* start Recorded data *

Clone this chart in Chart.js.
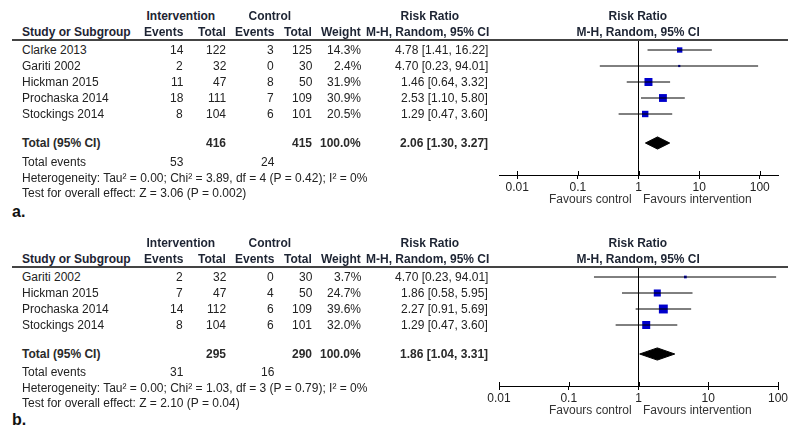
<!DOCTYPE html>
<html>
<head>
<meta charset="utf-8">
<script src="https://cdn.jsdelivr.net/npm/chart.js@4.4.1/dist/chart.umd.min.js"></script>
<style>
  html, body { margin:0; padding:0; background:#fff; }
  body { width:800px; height:438px; position:relative; overflow:hidden;
         font-family:"Liberation Sans", Arial, sans-serif; font-size:12px; color:#222; }
  .t { position:absolute; white-space:nowrap; line-height:14px; height:14px; }
  .b { font-weight:bold; }
  .hl { position:absolute; height:2px; background:#444; }
  .lab { position:absolute; font-weight:bold; font-size:16px; line-height:18px; color:#111; }
  canvas { position:absolute; }
</style>
</head>
<body>
<canvas id="chartA" width="320" height="220" style="left:480px;top:0px;"></canvas>
<canvas id="chartB" width="320" height="218" style="left:480px;top:220px;"></canvas>
<script>
// ---------- Panel a data ----------
const studiesA    = ["Clarke 2013", "Gariti 2002", "Hickman 2015", "Prochaska 2014", "Stockings 2014"];
const intEventsA  = [14, 2, 11, 18, 8];
const intTotalA   = [122, 32, 47, 111, 104];
const ctrlEventsA = [3, 0, 8, 7, 6];
const ctrlTotalA  = [125, 30, 50, 109, 101];
const weightA     = [14.3, 2.4, 31.9, 30.9, 20.5];
const rrA         = [4.78, 4.70, 1.46, 2.53, 1.29];
const loA         = [1.41, 0.23, 0.64, 1.10, 0.47];
const hiA         = [16.22, 94.01, 3.32, 5.80, 3.60];
const pooledA     = [2.06, 1.30, 3.27];           // estimate, lower, upper
const totalsA     = [416, 415];                   // intervention, control
const totalEventsA = [53, 24];
const hetA  = "Heterogeneity: Tau\u00b2 = 0.00; Chi\u00b2 = 3.89, df = 4 (P = 0.42); I\u00b2 = 0%";
const testA = "Test for overall effect: Z = 3.06 (P = 0.002)";

// ---------- Panel b data ----------
const studiesB    = ["Gariti 2002", "Hickman 2015", "Prochaska 2014", "Stockings 2014"];
const intEventsB  = [2, 7, 14, 8];
const intTotalB   = [32, 47, 112, 104];
const ctrlEventsB = [0, 4, 6, 6];
const ctrlTotalB  = [30, 50, 109, 101];
const weightB     = [3.7, 24.7, 39.6, 32.0];
const rrB         = [4.70, 1.86, 2.27, 1.29];
const loB         = [0.23, 0.58, 0.91, 0.47];
const hiB         = [94.01, 5.95, 5.69, 3.60];
const pooledB     = [1.86, 1.04, 3.31];
const totalsB     = [295, 290];
const totalEventsB = [31, 16];
const hetB  = "Heterogeneity: Tau\u00b2 = 0.00; Chi\u00b2 = 1.03, df = 3 (P = 0.79); I\u00b2 = 0%";
const testB = "Test for overall effect: Z = 2.10 (P = 0.04)";

const tickValues = [0.01, 0.1, 1, 10, 100];
const favourLabels = ["Favours control", "Favours intervention"];

// ---------- helpers ----------
function txt(s, x, y, align, bold, color) {
  const d = document.createElement('div');
  d.className = 't' + (bold ? ' b' : '');
  d.textContent = s;
  d.style.top = (y - 7) + 'px';
  if (color) d.style.color = color;
  document.body.appendChild(d);
  if (align === 'right') d.style.left = (x - d.offsetWidth) + 'px';
  else if (align === 'center') d.style.left = (x - d.offsetWidth / 2) + 'px';
  else d.style.left = x + 'px';
  return d;
}
const fmtCI = (r, l, h) => r.toFixed(2) + " [" + l.toFixed(2) + ", " + h.toFixed(2) + "]";

function buildTable(p, L) {
  const hc = '#1d2433';
  txt("Intervention", 181, L.h1, 'center', true, hc);
  txt("Control", 270, L.h1, 'center', true, hc);
  txt("Risk Ratio", 430, L.h1, 'center', true, hc);
  txt("Risk Ratio", 638, L.h1, 'center', true, hc);
  txt("Study or Subgroup", 22, L.h2, 'left', true, hc);
  txt("Events", 183, L.h2, 'right', true, hc);
  txt("Total", 226, L.h2, 'right', true, hc);
  txt("Events", 274, L.h2, 'right', true, hc);
  txt("Total", 312, L.h2, 'right', true, hc);
  txt("Weight", 361, L.h2, 'right', true, hc);
  txt("M-H, Random, 95% CI", 489, L.h2, 'right', true, hc);
  txt("M-H, Random, 95% CI", 638, L.h2, 'center', true, hc);
  const line = document.createElement('div');
  line.className = 'hl';
  line.style.left = '12px'; line.style.width = '776px'; line.style.top = (L.line - 1) + 'px';
  document.body.appendChild(line);
  p.studies.forEach((s, i) => {
    const y = L.row0 + 16 * i;
    txt(s, 22, y, 'left');
    txt(String(p.intEvents[i]), 183, y, 'right');
    txt(String(p.intTotal[i]), 226, y, 'right');
    txt(String(p.ctrlEvents[i]), 274, y, 'right');
    txt(String(p.ctrlTotal[i]), 312, y, 'right');
    txt(p.weight[i].toFixed(1) + "%", 361, y, 'right');
    txt(fmtCI(p.rr[i], p.lo[i], p.hi[i]), 488, y, 'right');
  });
  const tc = '#2a2a2a';
  txt("Total (95% CI)", 22, L.total, 'left', true, tc);
  txt(String(p.totals[0]), 226, L.total, 'right', true, tc);
  txt(String(p.totals[1]), 312, L.total, 'right', true, tc);
  txt("100.0%", 361, L.total, 'right', true, tc);
  txt(fmtCI(p.pooled[0], p.pooled[1], p.pooled[2]), 488, L.total, 'right', true, tc);
  txt("Total events", 22, L.tev, 'left');
  txt(String(p.totalEvents[0]), 183, L.tev, 'right');
  txt(String(p.totalEvents[1]), 274, L.tev, 'right');
  txt(p.het, 22, L.het, 'left');
  txt(p.test, 22, L.test, 'left');
  txt(favourLabels[0], 632, L.fav, 'right', false, '#333');
  txt(favourLabels[1], 643, L.fav, 'left', false, '#333');
  const lab = document.createElement('div');
  lab.className = 'lab'; lab.textContent = L.label;
  lab.style.left = '12px'; lab.style.top = (L.labY - 9) + 'px';
  document.body.appendChild(lab);
}

// tick marks that also reach above the axis line (as in RevMan plots)
const upTicks = {
  id: 'upTicks',
  afterDraw(chart) {
    const s = chart.scales.x, ctx = chart.ctx, y = chart.chartArea.bottom;
    ctx.save();
    ctx.strokeStyle = '#000'; ctx.lineWidth = 1;
    s.ticks.forEach(t => {
      const x = Math.round(s.getPixelForValue(t.value)) + 0.5;
      ctx.beginPath(); ctx.moveTo(x, y - 4); ctx.lineTo(x, y); ctx.stroke();
    });
    ctx.restore();
  }
};

function buildChart(id, p, C) {
  const n = p.studies.length;
  const yTot = n + 0.8125;
  const datasets = [];
  // line of no effect
  datasets.push({ data: [{x: 1, y: C.yMin}, {x: 1, y: C.yMax}], borderColor: '#000',
                  borderWidth: 1, pointRadius: 0, showLine: true });
  // confidence intervals
  p.studies.forEach((s, i) => {
    datasets.push({ data: [{x: p.lo[i], y: i}, {x: p.hi[i], y: i}], borderColor: '#000',
                    borderWidth: 1, pointRadius: 0, showLine: true });
  });
  // study estimates (square size by weight)
  datasets.push({ data: p.rr.map((v, i) => ({x: v, y: i})), showLine: false,
                  pointStyle: 'rect', pointRadius: p.weight.map(w => Math.sqrt(w)),
                  backgroundColor: '#0000cc', borderColor: '#0000cc', borderWidth: 0 });
  // pooled diamond
  const h = 0.38;
  datasets.push({ data: [
      {x: p.pooled[1], y: yTot}, {x: p.pooled[0], y: yTot - h},
      {x: p.pooled[2], y: yTot}, {x: p.pooled[0], y: yTot + h},
      {x: p.pooled[1], y: yTot}],
    showLine: true, fill: 'shape', backgroundColor: '#000', borderColor: '#000',
    borderWidth: 1, pointRadius: 0 });

  return new Chart(document.getElementById(id), {
    type: 'line',
    data: { datasets },
    plugins: [upTicks],
    options: {
      responsive: false, animation: false, devicePixelRatio: 1,
      layout: { padding: { left: C.padL, right: C.padR, top: C.padT, bottom: C.padB } },
      plugins: { legend: { display: false }, tooltip: { enabled: false } },
      elements: { line: { tension: 0 } },
      scales: {
        x: {
          type: 'logarithmic', min: C.xMin, max: C.xMax, position: 'bottom',
          afterBuildTicks: s => { s.ticks = tickValues.map(v => ({ value: v })); },
          afterFit: s => { s.height = 30; },
          ticks: { callback: v => String(v), color: '#222', autoSkip: false, maxRotation: 0,
                   padding: 1, font: { family: '"Liberation Sans", Arial', size: 12 } },
          grid: { drawOnChartArea: false, drawTicks: true, tickLength: 4, color: '#000' },
          border: { display: true, color: '#000', width: 1 }
        },
        y: { type: 'linear', reverse: true, min: C.yMin, max: C.yMax, display: false }
      }
    }
  });
}

const panelA = { studies: studiesA, intEvents: intEventsA, intTotal: intTotalA, ctrlEvents: ctrlEventsA,
  ctrlTotal: ctrlTotalA, weight: weightA, rr: rrA, lo: loA, hi: hiA, pooled: pooledA,
  totals: totalsA, totalEvents: totalEventsA, het: hetA, test: testA };
const panelB = { studies: studiesB, intEvents: intEventsB, intTotal: intTotalB, ctrlEvents: ctrlEventsB,
  ctrlTotal: ctrlTotalB, weight: weightB, rr: rrB, lo: loB, hi: hiB, pooled: pooledB,
  totals: totalsB, totalEvents: totalEventsB, het: hetB, test: testB };

buildTable(panelA, { h1: 16, h2: 32, line: 40, row0: 50, total: 143, tev: 162, het: 178, test: 193,
                     fav: 199, label: "a.", labY: 212 });
buildTable(panelB, { h1: 243, h2: 259, line: 267, row0: 277, total: 354, tev: 372, het: 388, test: 403,
                     fav: 410, label: "b.", labY: 420 });

buildChart('chartA', panelA, { xMin: 0.005, xMax: 200, padL: 19, padR: 22, padT: 40, padB: 15,
                               yMin: -0.625, yMax: 7.8125 });
buildChart('chartB', panelB, { xMin: 0.01, xMax: 100, padL: 19, padR: 22, padT: 47, padB: 22,
                               yMin: -0.625, yMax: 6.8125 });
</script>
</body>
</html>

* end Recorded data *

Your objective:
Leave out the pictures and restate, word for word, the lines from the top of the data through the line containing "effect: Z = 3.06", both included.

Result of this exercise:
Clone this chart in Chart.js.
<!DOCTYPE html>
<html>
<head>
<meta charset="utf-8">
<script src="https://cdn.jsdelivr.net/npm/chart.js@4.4.1/dist/chart.umd.min.js"></script>
<style>
  html, body { margin:0; padding:0; background:#fff; }
  body { width:800px; height:438px; position:relative; overflow:hidden;
         font-family:"Liberation Sans", Arial, sans-serif; font-size:12px; color:#222; }
  .t { position:absolute; white-space:nowrap; line-height:14px; height:14px; }
  .b { font-weight:bold; }
  .hl { position:absolute; height:2px; background:#444; }
  .lab { position:absolute; font-weight:bold; font-size:16px; line-height:18px; color:#111; }
  canvas { position:absolute; }
</style>
</head>
<body>
<canvas id="chartA" width="320" height="220" style="left:480px;top:0px;"></canvas>
<canvas id="chartB" width="320" height="218" style="left:480px;top:220px;"></canvas>
<script>
// ---------- Panel a data ----------
const studiesA    = ["Clarke 2013", "Gariti 2002", "Hickman 2015", "Prochaska 2014", "Stockings 2014"];
const intEventsA  = [14, 2, 11, 18, 8];
const intTotalA   = [122, 32, 47, 111, 104];
const ctrlEventsA = [3, 0, 8, 7, 6];
const ctrlTotalA  = [125, 30, 50, 109, 101];
const weightA     = [14.3, 2.4, 31.9, 30.9, 20.5];
const rrA         = [4.78, 4.70, 1.46, 2.53, 1.29];
const loA         = [1.41, 0.23, 0.64, 1.10, 0.47];
const hiA         = [16.22, 94.01, 3.32, 5.80, 3.60];
const pooledA     = [2.06, 1.30, 3.27];           // estimate, lower, upper
const totalsA     = [416, 415];                   // intervention, control
const totalEventsA = [53, 24];
const hetA  = "Heterogeneity: Tau\u00b2 = 0.00; Chi\u00b2 = 3.89, df = 4 (P = 0.42); I\u00b2 = 0%";
const testA = "Test for overall effect: Z = 3.06 (P = 0.002)";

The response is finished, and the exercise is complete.